By contrast, sustainable democracy and development require active "civic communities," in which citizens trust one another and interact as political equals. In sustainable democracies, institutions of good governance -- such as impartial judicial systems and vigorous audit agencies -- induce, enforce, and reward civic behavior. The tendency toward corrupt governance and the monopoly of power is checked by the rule of law (both culturally and institutionally) and a resourceful civil society. As Putnam argues, people in such societies by and large obey the law, pay their taxes, behave ethically, and serve the public good not simply because they are public-spirited but because they believe others will, too -- and because they know that there are penalties for failing to do so.

ESCAPING THE PREDATORS

For democracy to triumph, the natural predatory tendencies of rulers must be restrained by rigorous rules and impartial institutions. Some fundamental innovations are necessary to transform closed, predatory societies into open, democratic ones. Proponents of democracy both within troubled countries and in the international community must understand the problem and pursue the necessary reforms if they hope to restore the forward momentum of democracy in the world. Citizens must build links across ethnic and regional divides to challenge elitist hierarchies and rule by strongmen. This requires dense, vigorous civil societies, with independent organizations, mass media, and think tanks, as well as other networks that can foster civic norms, pursue the public interest, raise citizen consciousness, break the bonds of clientelism, scrutinize government conduct, and lobby for good-governance reforms.

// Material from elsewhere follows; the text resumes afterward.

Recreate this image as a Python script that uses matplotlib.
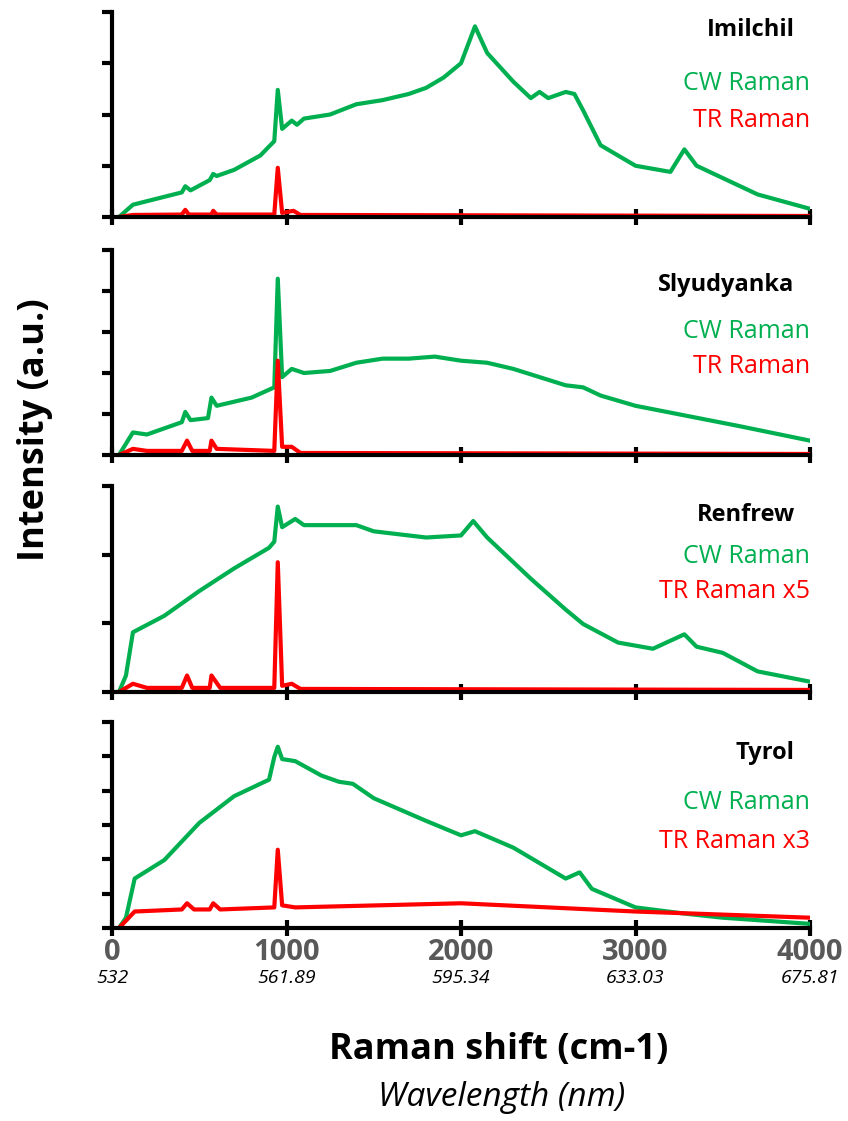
import matplotlib
matplotlib.use('Agg')
import matplotlib.pyplot as plt

plt.rcParams['font.family'] = ['Open Sans', 'DejaVu Sans']

GREEN = '#00B050'
RED = '#FF0000'

names = ['Imilchil', 'Slyudyanka', 'Renfrew', 'Tyrol']
tr_labels = ['TR Raman', 'TR Raman', 'TR Raman x5', 'TR Raman x3']
n_ticks = [4, 5, 3, 6]

# spectra (x in cm-1, y as fraction of panel height)
cw_x = [
    [40, 120, 400, 420, 450, 560, 580, 600, 700, 850, 930, 950, 975, 1030, 1060, 1100, 1250, 1400, 1550, 1700, 1800, 1900, 2000, 2080, 2150, 2300, 2400, 2450, 2500, 2600, 2650, 2700, 2800, 3000, 3200, 3280, 3350, 3500, 3700, 4000],
    [40, 120, 200, 400, 420, 450, 550, 570, 600, 800, 930, 950, 975, 1030, 1100, 1250, 1400, 1550, 1700, 1850, 2000, 2150, 2300, 2450, 2600, 2700, 2800, 3000, 3300, 3600, 4000],
    [40, 80, 120, 300, 500, 700, 900, 930, 950, 975, 1050, 1100, 1300, 1400, 1500, 1800, 2000, 2070, 2150, 2400, 2600, 2700, 2900, 3100, 3280, 3350, 3500, 3700, 4000],
    [40, 80, 130, 300, 500, 700, 900, 930, 950, 975, 1050, 1200, 1300, 1380, 1500, 1800, 2000, 2080, 2300, 2600, 2680, 2750, 3000, 3280, 3500, 4000],
]
cw_y = [
    [0, 0.06, 0.12, 0.15, 0.13, 0.18, 0.21, 0.2, 0.23, 0.3, 0.37, 0.62, 0.43, 0.47, 0.45, 0.48, 0.5, 0.55, 0.57, 0.6, 0.63, 0.68, 0.75, 0.93, 0.8, 0.66, 0.58, 0.61, 0.58, 0.61, 0.6, 0.52, 0.35, 0.25, 0.22, 0.33, 0.25, 0.19, 0.11, 0.04],
    [0, 0.11, 0.1, 0.16, 0.21, 0.17, 0.18, 0.28, 0.24, 0.28, 0.33, 0.86, 0.38, 0.42, 0.4, 0.41, 0.45, 0.47, 0.47, 0.48, 0.46, 0.45, 0.42, 0.38, 0.34, 0.33, 0.29, 0.24, 0.19, 0.14, 0.07],
    [0, 0.08, 0.29, 0.37, 0.49, 0.6, 0.7, 0.73, 0.9, 0.8, 0.84, 0.81, 0.81, 0.81, 0.78, 0.75, 0.76, 0.83, 0.75, 0.55, 0.4, 0.33, 0.24, 0.21, 0.28, 0.22, 0.19, 0.1, 0.05],
    [0, 0.05, 0.24, 0.33, 0.51, 0.64, 0.72, 0.83, 0.88, 0.82, 0.81, 0.74, 0.71, 0.7, 0.63, 0.52, 0.45, 0.47, 0.39, 0.24, 0.27, 0.19, 0.1, 0.07, 0.05, 0.02],
]
tr_x = [
    [40, 120, 400, 420, 440, 570, 580, 600, 930, 950, 975, 1040, 1080, 4000],
    [40, 120, 200, 400, 430, 460, 560, 570, 600, 930, 950, 975, 1030, 1080, 4000],
    [40, 120, 200, 400, 430, 460, 560, 570, 620, 930, 950, 975, 1030, 1080, 4000],
    [40, 130, 400, 430, 470, 560, 580, 620, 930, 950, 975, 1050, 2000, 3000, 4000],
]
tr_y = [
    [0, 0.01, 0.012, 0.035, 0.012, 0.012, 0.03, 0.012, 0.012, 0.24, 0.02, 0.03, 0.01, 0.005],
    [0, 0.03, 0.02, 0.02, 0.07, 0.02, 0.02, 0.07, 0.03, 0.02, 0.46, 0.04, 0.04, 0.01, 0.005],
    [0, 0.04, 0.02, 0.02, 0.08, 0.02, 0.02, 0.08, 0.02, 0.02, 0.63, 0.03, 0.04, 0.015, 0.01],
    [0, 0.08, 0.09, 0.12, 0.09, 0.09, 0.12, 0.09, 0.1, 0.38, 0.11, 0.1, 0.12, 0.08, 0.05],
]

shift_ticks = [0, 1000, 2000, 3000, 4000]
wl_labels = ['532', '561.89', '595.34', '633.03', '675.81']

# label heights (fraction of panel): name, CW, TR
label_y = [(0.91, 0.65, 0.47), (0.83, 0.6, 0.43), (0.86, 0.66, 0.49), (0.85, 0.61, 0.42)]

W, H = 848, 1121
fig = plt.figure(figsize=(W / 100, H / 100), dpi=100)
tops = [12, 250, 486, 722]
bots = [217, 455, 692, 928]

for i in range(4):
    ax = fig.add_axes([112 / W, 1 - bots[i] / H, (810 - 112) / W, (bots[i] - tops[i]) / H])
    ax.plot(cw_x[i], cw_y[i], color=GREEN, lw=3, solid_joinstyle='round')
    ax.plot(tr_x[i], tr_y[i], color=RED, lw=3, solid_joinstyle='round')
    ax.set_xlim(0, 4000)
    ax.set_ylim(0, 1)
    ax.set_yticks([k / n_ticks[i] for k in range(n_ticks[i] + 1)])
    ax.set_yticklabels([])
    ax.set_xticks(shift_ticks)
    for s in ['top', 'right']:
        ax.spines[s].set_visible(False)
    for s in ['left', 'bottom']:
        ax.spines[s].set_linewidth(3)
    ax.tick_params(width=3, length=7, direction='out')
    ax.tick_params(axis='x', direction='inout', length=12)
    ny, cy, ty = label_y[i]
    ax.text(0.978, ny, names[i], transform=ax.transAxes, ha='right', va='center', fontsize=17, fontweight='bold')
    ax.text(1.0, cy, 'CW Raman', transform=ax.transAxes, ha='right', va='center', fontsize=18, color=GREEN)
    ax.text(1.0, ty, tr_labels[i], transform=ax.transAxes, ha='right', va='center', fontsize=18, color=RED)
    if i < 3:
        ax.set_xticklabels([])
    else:
        ax.set_xticklabels([str(t) for t in shift_ticks], fontsize=21, fontweight='bold', color='#595959')
        ax.tick_params(axis='x', pad=1)
        for t, w in zip(shift_ticks, wl_labels):
            ax.text(t, -0.2, w, ha='center', va='top', fontsize=14, style='italic',
                    transform=ax.get_xaxis_transform())

fig.text(0.588, 1 - 1050 / H, 'Raman shift (cm-1)', ha='center', va='center', fontsize=26, fontweight='bold')
fig.text(0.591, 1 - 1097 / H, 'Wavelength (nm)', ha='center', va='center', fontsize=24, style='italic')
fig.text(0.041, 1 - 430 / H, 'Intensity (a.u.)', ha='center', va='center', fontsize=26, fontweight='bold', rotation=90)

fig.savefig('out.png', dpi=100)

States must also build effective institutions in order to constrain the nearly unlimited discretion that predatory rulers enjoy, subject those rulers' decisions and transactions to public scrutiny, and hold them accountable before the law. This requires both vertical and horizontal accountability. The premier example of vertical accountability is a genuinely democratic election. But ensuring democratic elections requires a truly independent electoral administration capable of conducting all the necessary tasks -- from registering voters to counting votes -- with strict integrity and neutrality. Other effective forms of vertical accountability include public hearings, citizen audits, the regulation of campaign finance, and a freedom-of-information act.

Horizontal accountability invests some agencies of the state with the power and responsibility to monitor the conduct of their counterparts. No institution is more important than a countercorruption commission, which should collect regular declarations of assets from all significant elected and appointed officials. To be effective, such commissions need legal authority, professional staffs, vigorous leadership, and the resources to check the veracity of financial declarations, probe allegations of wrongdoing, impose civil penalties, and bring criminal charges against violators. Their work must be reinforced by ombudsmen; public audits of all major government agencies and ministries; parliamentary oversight committees to investigate evidence of waste, fraud, and abuse by executive agencies; and competent independent judiciaries capable of penalizing bribery and embezzlement. In at-risk democracies, these institutions often exist but do not function well (or at all) -- largely because they are not meant to. Typically, they either limp along, starved of resources and bereft of morale and serious leadership, or become instruments of the ruling party and investigate only its political opponents. Countercorruption agencies cannot make a difference unless they are independent of the government actors they are supposed to monitor, restrain, and punish.

Poorly performing democracies need better, stronger, and more democratic institutions -- political parties, parliaments, and local governments -- linking citizens to one another and to the political process. In shallow democracies, these institutions do not generate much citizen participation (beyond occasional voting) because the political systems are so elite-dominated, corrupt, and unresponsive. Reform requires the internal democratization of political parties through the improvement of their transparency and accessibility and the strengthening of other representative bodies.

It is not only the regulatory and participatory institutions of government that need strengthening. Effective democracy also requires improving the technical skills, resources, professional standards, and organizational efficiency of the state. Such improvements allow the government to maintain security, manage the economy, develop infrastructure, settle disputes, and deliver services such as health care, education, and clean water. Just as corruption erodes the basic functions of government, a feeble state drives people toward informal and corrupt networks to get things done.

Finally, reforms must generate a more open market economy in which it is possible to accumulate wealth through honest effort and initiative in the private sector -- with the state playing a limited role. The wider the scope of state control over economic life, the greater the possibility of graft by abusive and predatory elites. Reducing administrative barriers to doing business and implementing corporate-responsibility initiatives can address the supply side of the corruption problem. Strong guarantees of property rights, including the ability of owners of small farms and informal-sector workers to obtain titles to their land and business property, can provide the foundation for a broader institutional landscape that limits government corruption.